Set exercise
Output each line exactly as it appears, skipping any embedded picture.

::: Dataset content

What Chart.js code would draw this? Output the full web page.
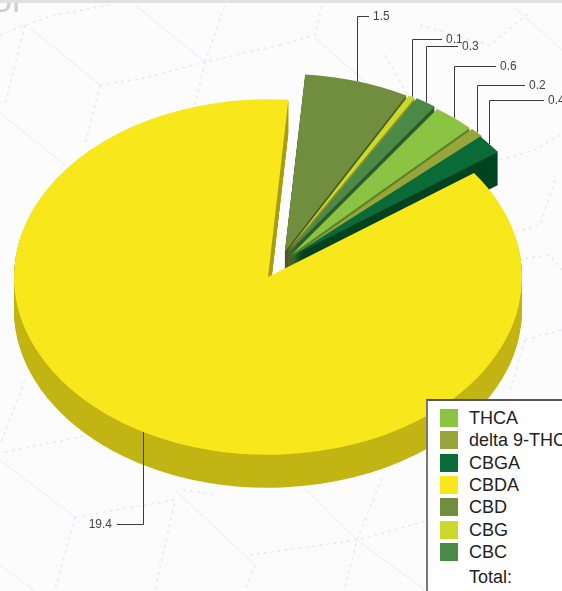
<!DOCTYPE html>
<html>
<head>
<meta charset="utf-8">
<title>Cannabinoids</title>
<script src="https://cdn.jsdelivr.net/npm/chart.js@4/dist/chart.umd.min.js"></script>
<style>
  html, body { margin: 0; padding: 0; width: 562px; height: 591px; overflow: hidden; background: #fcfcfd; }
  #page { position: relative; width: 562px; height: 591px; overflow: hidden; font-family: "Liberation Sans", Arial, sans-serif; }
  #topbar { position: absolute; left: 0; top: 0; width: 562px; height: 3px; background: #e1e1e1; z-index: 3; }
  #wm { position: absolute; left: -8px; top: -21px; font-size: 36px; color: #cfcfcf; }
  #bg { position: absolute; left: 0; top: 0; }
  #bg polyline { fill: none; stroke: #e7ebf2; stroke-width: 1.6; stroke-dasharray: 3 4; }
  #bg polyline.solid { stroke: #f0f2f7; stroke-width: 1.2; stroke-dasharray: none; }
  canvas { position: absolute; left: 0; top: 0; }
  #legend { position: absolute; left: 426px; top: 399px; width: 200px; height: 220px; background: #fff;
            border-left: 2px solid #777; border-top: 2px solid #555; box-sizing: border-box; font-size: 18px; color: #222; }
  #legend .row { position: absolute; left: 12px; height: 22px; line-height: 18px; white-space: nowrap; }
  #legend i { display: inline-block; width: 18px; height: 18px; margin-right: 11px; vertical-align: top; }
  #legend .total { padding-left: 29px; }
</style>
</head>
<body>
<div id="page">
  <svg id="bg" width="562" height="591">
    <polyline points="0,35 25,25 55,15 115,4"/>
    <polyline points="25,25 5,105"/>
    <polyline class="solid" points="30,28 100,85"/>
    <polyline points="100,85 145,78 205,62 280,45"/>
    <polyline points="100,85 85,145"/>
    <polyline class="solid" points="0,113 65,165"/>
    <polyline class="solid" points="135,5 205,62"/>
    <polyline points="205,62 225,5"/>
    <polyline points="205,62 195,105"/>
    <polyline points="280,45 315,35 322,5"/>
    <polyline class="solid" points="315,38 375,90"/>
    <polyline points="420,25 490,45 530,12"/>
    <polyline class="solid" points="515,8 562,50"/>
    <polyline points="385,55 410,100"/>
    <polyline points="500,160 535,150 560,135"/>
    <polyline points="555,180 540,225 515,232"/>
    <polyline points="525,258 550,255 562,270"/>
    <polyline points="525,340 562,330"/>
    <polyline points="525,340 510,390"/>
    <polyline points="25,380 0,445"/>
    <polyline points="5,452 75,438 85,435"/>
    <polyline class="solid" points="0,460 75,517"/>
    <polyline points="75,517 175,500 155,590"/>
    <polyline points="75,517 55,590"/>
    <polyline class="solid" points="175,490 255,565"/>
    <polyline points="183,490 215,495"/>
    <polyline points="250,555 357,540 430,520"/>
    <polyline points="345,587 357,540 382,478"/>
    <polyline class="solid" points="305,488 357,540 425,590"/>
    <polyline points="255,565 245,590"/>
    <polyline class="solid" points="0,565 35,591"/>
  </svg>
  <div id="wm">or</div>
  <canvas id="pie" width="562" height="591"></canvas>
  <div id="legend"></div>
  <div id="topbar"></div>
</div>
<script>
// values, legend order
const categories = ['THCA', 'delta 9-THC', 'CBGA', 'CBDA', 'CBD', 'CBG', 'CBC'];
const values = [0.6, 0.2, 0.4, 19.4, 1.5, 0.1, 0.3];
const valueLabels = ['0.6', '0.2', '0.4', '19.4', '1.5', '0.1', '0.3'];
const topColors = ['#8bc443', '#98a53a', '#0a6b39', '#f8e71a', '#718d3e', '#cad92b', '#4a8a46'];
const wallColors = ['#5b8229', '#5f6824', '#03431f', '#c2b413', '#4a5b28', '#87912a', '#2f5a2c'];
const CUT_WALL = '#a89c10';   // the CBDA wall seen at its cut edge

// 3D look
const TILT = 0.7;       // y squash of the top face
const DEPTH = 33;       // wall height in px
// how far each slice is pulled out, and in which direction (deg from 12 o'clock)
const explodeDist = [39.7, 40, 38.4, 0, 40, 41, 41.4];
const explodeDir = [36.3, 40, 38.7, 0, 24.9, 27.6, 30.5];
const paintOrder = [4, 5, 6, 0, 1, 2, 3];   // back to front, CBDA last

// callouts: elbow y and where the horizontal part stops
const leaderY = [66, 85, 100, 524, 16, 39, 46];
const leaderEndX = [496, 525, 544, 117, 369, 442, 458];

const midAngle = (a) => (a.startAngle + a.endAngle) / 2;
const pullX = (i) => Math.sin(explodeDir[i] * Math.PI / 180) * explodeDist[i];
const pullY = (i) => -Math.cos(explodeDir[i] * Math.PI / 180) * explodeDist[i];

// faux 3d: stacks every arc down the page, then the top face
const pie3d = {
  id: 'pie3d',
  beforeDatasetsDraw(chart) {
    const { ctx } = chart;
    const arcs = chart.getDatasetMeta(0).data;
    const drawAt = (arc, i, dy) => {
      const cy = arc.y;
      ctx.save();
      ctx.translate(0, cy + dy);
      ctx.scale(1, TILT);
      ctx.translate(0, -cy);
      ctx.translate(pullX(i), pullY(i));
      arc.draw(ctx);
      ctx.restore();
    };
    paintOrder.forEach((i) => {
      const wall = Object.create(arcs[i]);
      let fill = wallColors[i];
      if (explodeDist[i] === 0) {
        // only the part above centre shows at the cut, the rest is the rim
        fill = ctx.createLinearGradient(0, arcs[i].y - 1, 0, arcs[i].y + 1);
        fill.addColorStop(0.5, CUT_WALL);
        fill.addColorStop(0.5, wallColors[i]);
      }
      wall.options = { ...arcs[i].options, backgroundColor: fill };
      for (let dy = DEPTH; dy > 0; dy--) drawAt(wall, i, dy);
      drawAt(arcs[i], i, 0);
    });
    return false;
  },
  afterDraw(chart) {
    const { ctx } = chart;
    chart.getDatasetMeta(0).data.forEach((arc, i) => {
      const a = midAngle(arc);
      const x = Math.round(arc.x + Math.cos(a) * arc.outerRadius + pullX(i)) + 0.5;
      const y = arc.y + (Math.sin(a) * arc.outerRadius + pullY(i)) * TILT;
      const ey = leaderY[i] + 0.5, ex = leaderEndX[i];
      ctx.save();
      ctx.strokeStyle = '#3a3a3a';
      ctx.lineWidth = 1;
      ctx.beginPath();
      ctx.moveTo(x, y);
      ctx.lineTo(x, ey);
      ctx.lineTo(ex, ey);
      ctx.stroke();
      ctx.fillStyle = '#444';
      ctx.font = '12px "Liberation Sans", Arial, sans-serif';
      ctx.textBaseline = 'middle';
      const left = ex < x;
      ctx.textAlign = left ? 'right' : 'left';
      ctx.fillText(valueLabels[i], ex + (left ? -5 : 4), ey);
      ctx.restore();
    });
  },
};

new Chart(document.getElementById('pie'), {
  type: 'pie',
  data: {
    labels: categories,
    datasets: [{ data: values, backgroundColor: topColors, borderWidth: 0 }],
  },
  options: {
    responsive: false,
    animation: false,
    radius: 254,
    rotation: 35,
    layout: { padding: { right: 26, bottom: 37 } },
    plugins: { legend: { display: false }, tooltip: { enabled: false } },
  },
  plugins: [pie3d],
});

// html legend, clipped by the page like the original
const legend = document.getElementById('legend');
categories.forEach((name, i) => {
  const row = document.createElement('div');
  row.className = 'row';
  row.style.top = (8 + i * 22.3) + 'px';
  row.innerHTML = '<i style="background:' + topColors[i] + '"></i>' + name;
  legend.appendChild(row);
});
const total = document.createElement('div');
total.className = 'row total';
total.style.top = '167px';
total.textContent = 'Total:';
legend.appendChild(total);
</script>
</body>
</html>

::::::

Reply to the exercise
What Chart.js code would draw this? Output the full web page.
<!DOCTYPE html>
<html>
<head>
<meta charset="utf-8">
<title>Cannabinoids</title>
<script src="https://cdn.jsdelivr.net/npm/chart.js@4/dist/chart.umd.min.js"></script>
<style>
  html, body { margin: 0; padding: 0; width: 562px; height: 591px; overflow: hidden; background: #fcfcfd; }
  #page { position: relative; width: 562px; height: 591px; overflow: hidden; font-family: "Liberation Sans", Arial, sans-serif; }
  #topbar { position: absolute; left: 0; top: 0; width: 562px; height: 3px; background: #e1e1e1; z-index: 3; }
  #wm { position: absolute; left: -8px; top: -21px; font-size: 36px; color: #cfcfcf; }
  #bg { position: absolute; left: 0; top: 0; }
  #bg polyline { fill: none; stroke: #e7ebf2; stroke-width: 1.6; stroke-dasharray: 3 4; }
  #bg polyline.solid { stroke: #f0f2f7; stroke-width: 1.2; stroke-dasharray: none; }
  canvas { position: absolute; left: 0; top: 0; }
  #legend { position: absolute; left: 426px; top: 399px; width: 200px; height: 220px; background: #fff;
            border-left: 2px solid #777; border-top: 2px solid #555; box-sizing: border-box; font-size: 18px; color: #222; }
  #legend .row { position: absolute; left: 12px; height: 22px; line-height: 18px; white-space: nowrap; }
  #legend i { display: inline-block; width: 18px; height: 18px; margin-right: 11px; vertical-align: top; }
  #legend .total { padding-left: 29px; }
</style>
</head>
<body>
<div id="page">
  <svg id="bg" width="562" height="591">
    <polyline points="0,35 25,25 55,15 115,4"/>
    <polyline points="25,25 5,105"/>
    <polyline class="solid" points="30,28 100,85"/>
    <polyline points="100,85 145,78 205,62 280,45"/>
    <polyline points="100,85 85,145"/>
    <polyline class="solid" points="0,113 65,165"/>
    <polyline class="solid" points="135,5 205,62"/>
    <polyline points="205,62 225,5"/>
    <polyline points="205,62 195,105"/>
    <polyline points="280,45 315,35 322,5"/>
    <polyline class="solid" points="315,38 375,90"/>
    <polyline points="420,25 490,45 530,12"/>
    <polyline class="solid" points="515,8 562,50"/>
    <polyline points="385,55 410,100"/>
    <polyline points="500,160 535,150 560,135"/>
    <polyline points="555,180 540,225 515,232"/>
    <polyline points="525,258 550,255 562,270"/>
    <polyline points="525,340 562,330"/>
    <polyline points="525,340 510,390"/>
    <polyline points="25,380 0,445"/>
    <polyline points="5,452 75,438 85,435"/>
    <polyline class="solid" points="0,460 75,517"/>
    <polyline points="75,517 175,500 155,590"/>
    <polyline points="75,517 55,590"/>
    <polyline class="solid" points="175,490 255,565"/>
    <polyline points="183,490 215,495"/>
    <polyline points="250,555 357,540 430,520"/>
    <polyline points="345,587 357,540 382,478"/>
    <polyline class="solid" points="305,488 357,540 425,590"/>
    <polyline points="255,565 245,590"/>
    <polyline class="solid" points="0,565 35,591"/>
  </svg>
  <div id="wm">or</div>
  <canvas id="pie" width="562" height="591"></canvas>
  <div id="legend"></div>
  <div id="topbar"></div>
</div>
<script>
// values, legend order
const categories = ['THCA', 'delta 9-THC', 'CBGA', 'CBDA', 'CBD', 'CBG', 'CBC'];
const values = [0.6, 0.2, 0.4, 19.4, 1.5, 0.1, 0.3];
const valueLabels = ['0.6', '0.2', '0.4', '19.4', '1.5', '0.1', '0.3'];
const topColors = ['#8bc443', '#98a53a', '#0a6b39', '#f8e71a', '#718d3e', '#cad92b', '#4a8a46'];
const wallColors = ['#5b8229', '#5f6824', '#03431f', '#c2b413', '#4a5b28', '#87912a', '#2f5a2c'];
const CUT_WALL = '#a89c10';   // the CBDA wall seen at its cut edge

// 3D look
const TILT = 0.7;       // y squash of the top face
const DEPTH = 33;       // wall height in px
// how far each slice is pulled out, and in which direction (deg from 12 o'clock)
const explodeDist = [39.7, 40, 38.4, 0, 40, 41, 41.4];
const explodeDir = [36.3, 40, 38.7, 0, 24.9, 27.6, 30.5];
const paintOrder = [4, 5, 6, 0, 1, 2, 3];   // back to front, CBDA last

// callouts: elbow y and where the horizontal part stops
const leaderY = [66, 85, 100, 524, 16, 39, 46];
const leaderEndX = [496, 525, 544, 117, 369, 442, 458];

const midAngle = (a) => (a.startAngle + a.endAngle) / 2;
const pullX = (i) => Math.sin(explodeDir[i] * Math.PI / 180) * explodeDist[i];
const pullY = (i) => -Math.cos(explodeDir[i] * Math.PI / 180) * explodeDist[i];

// faux 3d: stacks every arc down the page, then the top face
const pie3d = {
  id: 'pie3d',
  beforeDatasetsDraw(chart) {
    const { ctx } = chart;
    const arcs = chart.getDatasetMeta(0).data;
    const drawAt = (arc, i, dy) => {
      const cy = arc.y;
      ctx.save();
      ctx.translate(0, cy + dy);
      ctx.scale(1, TILT);
      ctx.translate(0, -cy);
      ctx.translate(pullX(i), pullY(i));
      arc.draw(ctx);
      ctx.restore();
    };
    paintOrder.forEach((i) => {
      const wall = Object.create(arcs[i]);
      let fill = wallColors[i];
      if (explodeDist[i] === 0) {
        // only the part above centre shows at the cut, the rest is the rim
        fill = ctx.createLinearGradient(0, arcs[i].y - 1, 0, arcs[i].y + 1);
        fill.addColorStop(0.5, CUT_WALL);
        fill.addColorStop(0.5, wallColors[i]);
      }
      wall.options = { ...arcs[i].options, backgroundColor: fill };
      for (let dy = DEPTH; dy > 0; dy--) drawAt(wall, i, dy);
      drawAt(arcs[i], i, 0);
    });
    return false;
  },
  afterDraw(chart) {
    const { ctx } = chart;
    chart.getDatasetMeta(0).data.forEach((arc, i) => {
      const a = midAngle(arc);
      const x = Math.round(arc.x + Math.cos(a) * arc.outerRadius + pullX(i)) + 0.5;
      const y = arc.y + (Math.sin(a) * arc.outerRadius + pullY(i)) * TILT;
      const ey = leaderY[i] + 0.5, ex = leaderEndX[i];
      ctx.save();
      ctx.strokeStyle = '#3a3a3a';
      ctx.lineWidth = 1;
      ctx.beginPath();
      ctx.moveTo(x, y);
      ctx.lineTo(x, ey);
      ctx.lineTo(ex, ey);
      ctx.stroke();
      ctx.fillStyle = '#444';
      ctx.font = '12px "Liberation Sans", Arial, sans-serif';
      ctx.textBaseline = 'middle';
      const left = ex < x;
      ctx.textAlign = left ? 'right' : 'left';
      ctx.fillText(valueLabels[i], ex + (left ? -5 : 4), ey);
      ctx.restore();
    });
  },
};

new Chart(document.getElementById('pie'), {
  type: 'pie',
  data: {
    labels: categories,
    datasets: [{ data: values, backgroundColor: topColors, borderWidth: 0 }],
  },
  options: {
    responsive: false,
    animation: false,
    radius: 254,
    rotation: 35,
    layout: { padding: { right: 26, bottom: 37 } },
    plugins: { legend: { display: false }, tooltip: { enabled: false } },
  },
  plugins: [pie3d],
});

// html legend, clipped by the page like the original
const legend = document.getElementById('legend');
categories.forEach((name, i) => {
  const row = document.createElement('div');
  row.className = 'row';
  row.style.top = (8 + i * 22.3) + 'px';
  row.innerHTML = '<i style="background:' + topColors[i] + '"></i>' + name;
  legend.appendChild(row);
});
const total = document.createElement('div');
total.className = 'row total';
total.style.top = '167px';
total.textContent = 'Total:';
legend.appendChild(total);
</script>
</body>
</html>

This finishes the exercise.